Baked in a sheet pan, this flaky phyllo tart featuring the iconic combination of leeks, asparagus and prosciutto delivers an impressive, but effortless brunch main. The tangy goat cheese layer spread on the base of the tart creates a barrier that prevents the pastry from getting soggy. Lightly sautéed leeks bring a welcome, delicate sweetness. Add a touch of indulgence by topping each slice with a soft poached egg.
Tips from the ELLE Gourmet Editors
Working with phyllo
Frozen phyllo pastry is not the easiest dough to work with. The paper thin layers are incredibly delicate and require patience and finesse. Make sure you thaw it properly for ease. Best case, thaw in the refrigerator overnight before you plan to use it. And use butter or olive oil liberally between each sheet. This is the key to the golden colour and flaky texture. It takes time to paint each sheet with butter and the phyllo sheets can dry out. Keep the stack covered with a damp cloth while you’re working to prevent this.

Asparagus, Leek & Prosciutto Phyllo Tart
Equipment
- baking sheet
- parchment paper
- Pastry brush
- mixing bowl
Ingredients
- 1 tbsp olive oil
- 1 bunch asparagus roughly chopped and tough ends trimmed
- 1 leek well rinsed and thinly sliced
- salt and freshly cracked black pepper to taste
- 1 pkg (454 g) phyllo dough, 16 sheets thawed
- ½ cup salted butter melted
- 250 g goat cheese at room temperature
- ¼ cup heavy cream
- 1 egg
- ¼ cup crumbled feta cheese
- 6 to 8 slices prosciutto
Instructions
- Preheat oven to 375°F. Line rimmed baking sheet with parchment paper.

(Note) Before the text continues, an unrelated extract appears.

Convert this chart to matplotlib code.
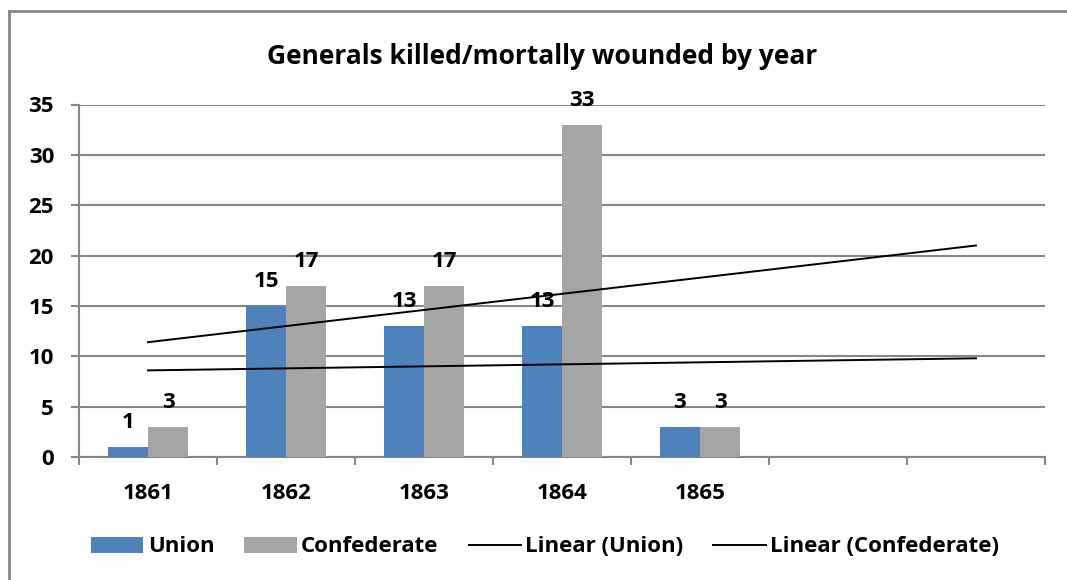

- In skillet, heat olive oil over medium heat. Add asparagus and leek; sauté, stirring occasionally, until asparagus is bright green and leeks are softened, about 5 to 7 minutes. Season with salt and pepper, remove from heat and set aside.
- Lay 1 sheet of phyllo dough on prepared baking sheet and brush with some of the melted butter. Add another sheet of phyllo on top and brush again with butter. Repeat this process with the remaining phyllo sheets and butter, using all 16 sheets. Press edges and corners of dough into pan, folding and bunching edges to form a rustic crust. Brush any remaining butter over edges.
- In mixing bowl, whisk together goat cheese, heavy cream and egg until smooth. Season with salt and pepper to taste.
- Spread goat cheese mixture evenly over phyllo crust. Top with sautéed asparagus and leeks. Sprinkle crumbled feta over vegetables; layer prosciutto on top.
- Bake until phyllo is golden and crisp and prosciutto is slightly curled and crispy, 30 to 35 minutes.
- Let tart cool slightly before slicing. Serve warm or at room temperature.